A wall of testable hypothesis will force the team to think about:

  1. What needs to be true for the ideas to work?

  2. How are they going to test if that hypothesis is true or false?

  3. What are they going to measure to validate or invalidate the hypothesis?

  4. What will success look like?

Let’s say traffic around your landing page has dipped over the past few weeks.  What are some quick and cheap experiments the team can run to increase traffic immediately? What will they measure to observe if their hypothesis was correct? Did the team’s experiment uncover other interesting behaviours? Maybe customer traffic increased, but the experiment also helped to generate new email subscribers.

2. Don't immediately draft a business plan. Run a portfolio of experiments.

Your wall is now covered in plenty of testable hypotheses. The natural next step would be to write up a business plan. Rather than wasting time and resources on a plan with no evidence, your team must instead run a portfolio of experiments to validate or invalidate their assumptions. Why?

  1. It’s far too early for a business plan. The business plan is a great tool for execution; but at this stage of testing, your team will be getting granular too quickly.

  2. A collection of active experiments will allow your team to gradually evolve their ideas and collect evidence for their assumptions.

  3. These experiments will help your team reduce risk and uncertainty around their hypotheses through real market feedback.
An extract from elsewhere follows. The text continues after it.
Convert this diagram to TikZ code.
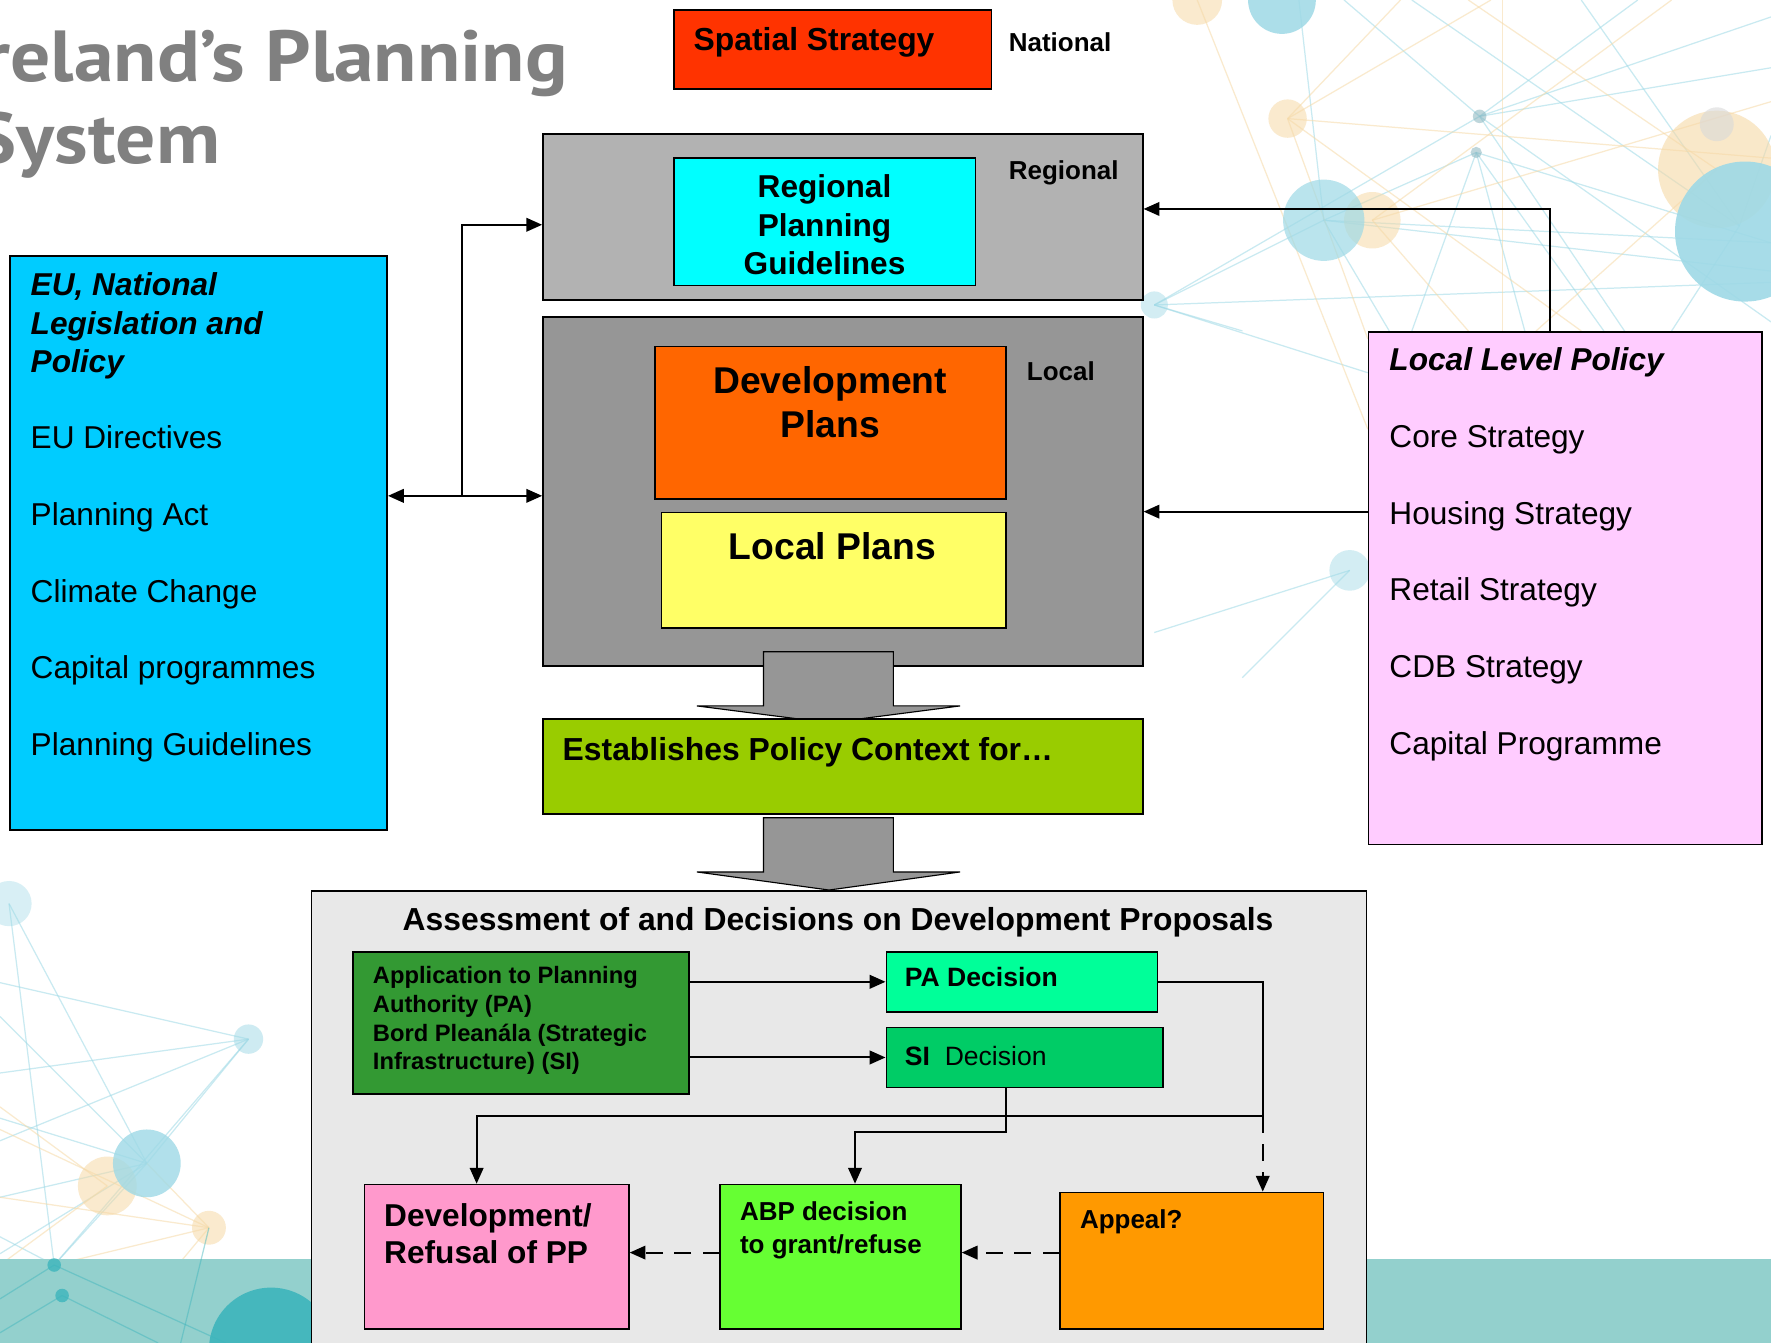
\documentclass[tikz,border=0pt]{standalone}
\usepackage{fontspec}
\setmainfont{Liberation Sans}
\newfontfamily\titlefont{PT Sans}
\usetikzlibrary{arrows.meta}
\definecolor{cRed}{HTML}{FF3300}
\definecolor{cCyan}{HTML}{00FFFF}
\definecolor{cGrayA}{HTML}{B2B2B2}
\definecolor{cGrayB}{HTML}{969696}
\definecolor{cOrange}{HTML}{FF6600}
\definecolor{cYellow}{HTML}{FFFF66}
\definecolor{cLime}{HTML}{99CC00}
\definecolor{cSky}{HTML}{00CCFF}
\definecolor{cPinkL}{HTML}{FFCCFF}
\definecolor{cAssess}{HTML}{E8E8E8}
\definecolor{cDkGreen}{HTML}{339933}
\definecolor{cMint}{HTML}{00FF99}
\definecolor{cGreenB}{HTML}{00CC66}
\definecolor{cPink}{HTML}{FF99CC}
\definecolor{cBright}{HTML}{66FF33}
\definecolor{cAmber}{HTML}{FF9900}
\definecolor{cTitle}{HTML}{808080}
\definecolor{cBand}{HTML}{93D0CD}
\definecolor{nTeal}{HTML}{9ED9E6}
\definecolor{nOr}{HTML}{F6D9A6}
\definecolor{nDark}{HTML}{3DB5BC}
\newcommand\mybox[6]{\node[box, fill=#6, minimum width=#4pt, minimum height=#5pt] (#1) at (#2,#3) {};}
\begin{document}
\begin{tikzpicture}[x=1pt,y=-1pt,
  box/.style={draw=black, line width=1.5pt, inner sep=0pt, anchor=north west},
  lbl/.style={inner sep=0pt, anchor=base west},
  ctr/.style={inner sep=0pt, anchor=base},
  fL/.style={font=\fontsize{28}{33}\selectfont},
  fM/.style={font=\fontsize{23}{28}\selectfont\bfseries},
  fS/.style={font=\fontsize{21}{25}\selectfont\bfseries},
  fB/.style={font=\fontsize{33}{39}\selectfont\bfseries},
  conn/.style={line width=1.8pt},
  arr/.style={conn, -{Triangle[length=14pt,width=12pt]}},
  darr/.style={conn, {Triangle[length=14pt,width=12pt]}-{Triangle[length=14pt,width=12pt]}},
  dsh/.style={dash pattern=on 15pt off 10pt},
  blk/.style={draw=black, line width=1pt, fill=cGrayB},
  nl/.style={line width=1.1pt, opacity=0.55},
]
\path[use as bounding box] (0,0) rectangle (1568,1189);
\clip (0,0) rectangle (1568,1189);
\fill[white] (0,0) rectangle (1568,1189);

% ---------- background network (decoration) ----------
\begin{scope}[nl]
  \foreach \p/\q in {{1310,103}/{1568,60},{1310,103}/{1568,15},{1310,103}/{1450,0},{1310,103}/{1190,0},{1310,103}/{1022,270},{1310,103}/{1568,285},{1310,103}/{1470,340},
                     {1307,135}/{1172,195},{1307,135}/{1250,293},{1307,135}/{1568,215},{1307,135}/{1420,293},{1307,135}/{1350,293},
                     {1172,195}/{1022,270},{1172,195}/{1568,215},{1172,195}/{1568,240},{1172,195}/{1230,293},{1172,195}/{1150,0},
                     {1022,270}/{1568,250},{1022,270}/{1211,330},{1022,270}/{1100,293},
                     {1540,200}/{1400,0},{1540,200}/{1250,0},{1540,200}/{1480,293},{1540,200}/{1568,120},
                     {1195,505}/{1022,560},{1195,505}/{1100,600}}
    {\draw[nTeal] (\p) -- (\q);}
  \foreach \p/\q in {{1140,105}/{1568,140},{1140,105}/{1320,0},{1140,105}/{1240,0},{1140,105}/{1211,300},{1140,105}/{1400,293},
                     {1215,195}/{1568,90},{1215,195}/{1480,0},{1215,195}/{1300,293},
                     {1520,150}/{1300,0},{1520,150}/{1360,293},{1060,0}/{1211,380},{1330,0}/{1330,293}}
    {\draw[nOr] (\p) -- (\q);}
  \foreach \p/\q in {{220,920}/{0,870},{220,920}/{0,950},{220,920}/{48,1120},{220,920}/{130,1030},{220,920}/{0,1010},
                     {130,1030}/{0,990},{130,1030}/{0,1060},{130,1030}/{8,800},{130,1030}/{48,1120},{130,1030}/{0,1110},
                     {8,800}/{48,1120},{0,900}/{130,1030},{48,1120}/{0,1095},{48,1120}/{0,1160},{55,1147}/{0,1189},{55,1147}/{110,1189},{55,1147}/{0,1130}}
    {\draw[nTeal] (\p) -- (\q);}
  \foreach \p/\q in {{185,1087}/{0,1000},{185,1087}/{48,1120},{185,1087}/{100,1189},{185,1087}/{130,1030},{95,1050}/{0,980},{95,1050}/{0,1120},{185,1087}/{0,1060}}
    {\draw[nOr] (\p) -- (\q);}
\end{scope}
\fill[nOr, opacity=0.6] (1520,150) circle (52);
\fill[nTeal, opacity=0.9] (1545,205) circle (62);
\fill[black!15, opacity=0.6] (1520,110) circle (15);
\fill[nOr, opacity=0.55] (1060,0) circle (22);
\fill[nTeal, opacity=0.85] (1135,0) circle (30);
\fill[nOr, opacity=0.55] (1140,105) circle (17);
\fill[nOr, opacity=0.55] (1215,195) circle (25);
\fill[nTeal, opacity=0.7] (1172,195) circle (36);
\fill[nTeal!80!black, opacity=0.5] (1310,103) circle (6);
\fill[nTeal!80!black, opacity=0.5] (1307,135) circle (5);
\fill[nTeal, opacity=0.45] (1022,270) circle (12);
\fill[nTeal, opacity=0.45] (1195,505) circle (18);
\fill[nTeal, opacity=0.4] (8,800) circle (20);
\fill[nTeal, opacity=0.5] (220,920) circle (13);
\fill[nOr, opacity=0.55] (95,1050) circle (26);
\fill[nTeal, opacity=0.8] (130,1030) circle (30);
\fill[nOr, opacity=0.55] (185,1087) circle (15);
\fill[cBand] (0,1115) rectangle (1568,1189);
\begin{scope}[line width=1.1pt, nDark, opacity=0.45]
  \draw (48,1120) -- (0,1150); \draw (55,1147) -- (0,1180); \draw (55,1147) -- (140,1189);
  \draw (48,1120) -- (200,1189); \draw (185,1087) -- (160,1189);
\end{scope}
\fill[nDark, opacity=0.8] (48,1120) circle (6);
\fill[nDark, opacity=0.8] (55,1147) circle (6);
\fill[nDark, opacity=0.9] (240,1195) circle (55);

% ---------- title ----------
\node[inner sep=0pt, anchor=base east, text=cTitle, font=\titlefont\bfseries\fontsize{64}{70}\selectfont] (title1) at (503,72) {\scalebox{1.1}[1]{Ireland’s Planning}};
\node[inner sep=0pt, anchor=base east, text=cTitle, font=\titlefont\bfseries\fontsize{64}{70}\selectfont] (title2) at (195,145) {\scalebox{1.1}[1]{System}};

% ---------- national ----------
\mybox{spatial}{596}{8}{281}{70}{cRed}
\node[lbl, font=\fontsize{28.2}{33}\selectfont\bfseries] (spatialT) at (614,45) {Spatial Strategy};
\node[lbl, fM] (national) at (893,46) {National};

% ---------- regional ----------
\mybox{regional}{480}{118}{531}{147}{cGrayA}
\mybox{rpg}{596}{139}{267}{113}{cCyan}
\node[ctr, font=\fontsize{28}{33}\selectfont\bfseries] (rpg1) at (730,175) {Regional};
\node[ctr, font=\fontsize{28}{33}\selectfont\bfseries] (rpg2) at (730,209) {Planning};
\node[ctr, font=\fontsize{28}{33}\selectfont\bfseries] (rpg3) at (730,243) {Guidelines};
\node[lbl, fM] (regionalT) at (893,159) {Regional};

% ---------- local ----------
\mybox{local}{480}{280}{531}{309}{cGrayB}
\mybox{devplans}{579}{306}{311}{135}{cOrange}
\node[ctr, fB] (dev1) at (735,348) {Development};
\node[ctr, fB] (dev2) at (735,387) {Plans};
\node[lbl, fM] (localT) at (909,337) {Local};
\mybox{localplans}{585}{453}{305}{102}{cYellow}
\node[ctr, fB] (lp1) at (737,495) {Local Plans};

\draw[blk] (676,577) -- (791,577) -- (791,625) -- (850,625) -- (734,640) -- (617,625) -- (676,625) -- cycle;

% ---------- establishes ----------
\mybox{estab}{480}{636}{531}{84}{cLime}
\node[lbl, font=\fontsize{28.2}{33}\selectfont\bfseries] (estabT) at (498,673) {Establishes Policy Context for…};

% ---------- EU box ----------
\mybox{eu}{8}{226}{334}{508}{cSky}
\node[lbl, fL] (eu1) at (27,262) {\bfseries\itshape EU, National};
\node[lbl, fL] (eu2) at (27,296) {\bfseries\itshape Legislation and};
\node[lbl, fL] (eu3) at (27,330) {\bfseries\itshape Policy};
\node[lbl, fL] (eu4) at (27,397) {EU Directives};
\node[lbl, fL] (eu5) at (27,465) {Planning Act};
\node[lbl, fL] (eu6) at (27,533) {Climate Change};
\node[lbl, fL] (eu7) at (27,601) {Capital programmes};
\node[lbl, fL] (eu8) at (27,669) {Planning Guidelines};

% ---------- Local level policy ----------
\mybox{llp}{1211}{293}{348}{454}{cPinkL}
\node[lbl, fL] (llp1) at (1230,328) {\bfseries\itshape Local Level Policy};
\node[lbl, fL] (llp2) at (1230,396) {Core Strategy};
\node[lbl, fL] (llp3) at (1230,464) {Housing Strategy};
\node[lbl, fL] (llp4) at (1230,532) {Retail Strategy};
\node[lbl, fL] (llp5) at (1230,600) {CDB Strategy};
\node[lbl, fL] (llp6) at (1230,668) {Capital Programme};

% ---------- assessment ----------
\mybox{assess}{275}{788}{934}{460}{cAssess}
\draw[blk] (676,724) -- (791,724) -- (791,772) -- (850,772) -- (734,788) -- (617,772) -- (676,772) -- cycle;
\node[ctr, font=\fontsize{28.2}{33}\selectfont\bfseries] (assessT) at (742,824) {Assessment of and Decisions on Development Proposals};

\mybox{app}{312}{842}{297}{126}{cDkGreen}
\node[lbl, fS] (app1) at (330,871) {Application to Planning};
\node[lbl, fS] (app2) at (330,896) {Authority (PA)};
\node[lbl, fS] (app3) at (330,922) {Bord Pleanála (Strategic};
\node[lbl, fS] (app4) at (330,947) {Infrastructure) (SI)};

\mybox{pa}{784}{842}{240}{53}{cMint}
\node[lbl, font=\fontsize{23.5}{27}\selectfont\bfseries] (paT) at (801,873) {PA Decision};
\mybox{si}{784}{909}{245}{53}{cGreenB}
\node[lbl, font=\fontsize{23.5}{27}\selectfont] (siT) at (801,943) {\textbf{SI}\ \ Decision};

\mybox{devref}{322}{1048}{234}{128}{cPink}
\node[lbl, font=\fontsize{28}{33}\selectfont\bfseries] (dr1) at (340,1086) {Development/};
\node[lbl, font=\fontsize{28}{33}\selectfont\bfseries] (dr2) at (340,1119) {Refusal of PP};
\mybox{abp}{637}{1048}{213}{128}{cBright}
\node[lbl, fM] (abp1) at (655,1081) {ABP decision};
\node[lbl, fM] (abp2) at (655,1110) {to grant/refuse};
\mybox{appeal}{938}{1055}{233}{121}{cAmber}
\node[lbl, fM] (appealT) at (956,1088) {Appeal?};

% ---------- connectors ----------
\coordinate (yA) at (0,439);
\coordinate (yB) at (0,199);
\coordinate (xC) at (1372,0);
\coordinate (yD) at (0,185);
\coordinate (yE) at (0,453);
\coordinate (j) at (1118,988);
\coordinate (x422) at (422,0);
\coordinate (x891) at (891,0);
\coordinate (x757) at (757,0);
\coordinate (yF) at (0,1109);
\coordinate (brk) at (409,439);

\draw[darr] (eu.east |- yA) -- (local.west |- yA);
\draw[arr] (brk) |- (regional.west |- yB);
\draw[arr] (llp.north -| xC) |- (regional.east |- yD);
\draw[arr] (llp.west |- yE) -- (local.east |- yE);

\draw[arr] (app.east |- pa) -- (pa.west);
\draw[arr] (app.east |- si) -- (si.west);
\draw[conn] (pa.east) -| (j);
\draw[arr] (j) -| (devref.north -| x422);
\draw[arr, dsh] (j) -- (appeal.north -| j);
\draw[arr] (si.south -| x891) -- ++(0,39) -| (abp.north -| x757);
\draw[arr, dsh] (appeal.west |- yF) -- (abp.east |- yF);
\draw[arr, dsh] (abp.west |- yF) -- (devref.east |- yF);
\end{tikzpicture}
\end{document}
  4. Once your team sees a potential hypothesis worth scaling, only then will a business plan be a powerful tool for larger implementation of an idea.

What are some ways your team can build a portfolio of tests?

  1. They can conduct interviews with customers to gather relevant insights.

  2. They can create potential value propositions directly with customers through these two exercises.

  3. They can run a set of A/B tests on alternative versions of your product or service.

Make sure your team captures their insights into actionable learnings to iterate and continue testing.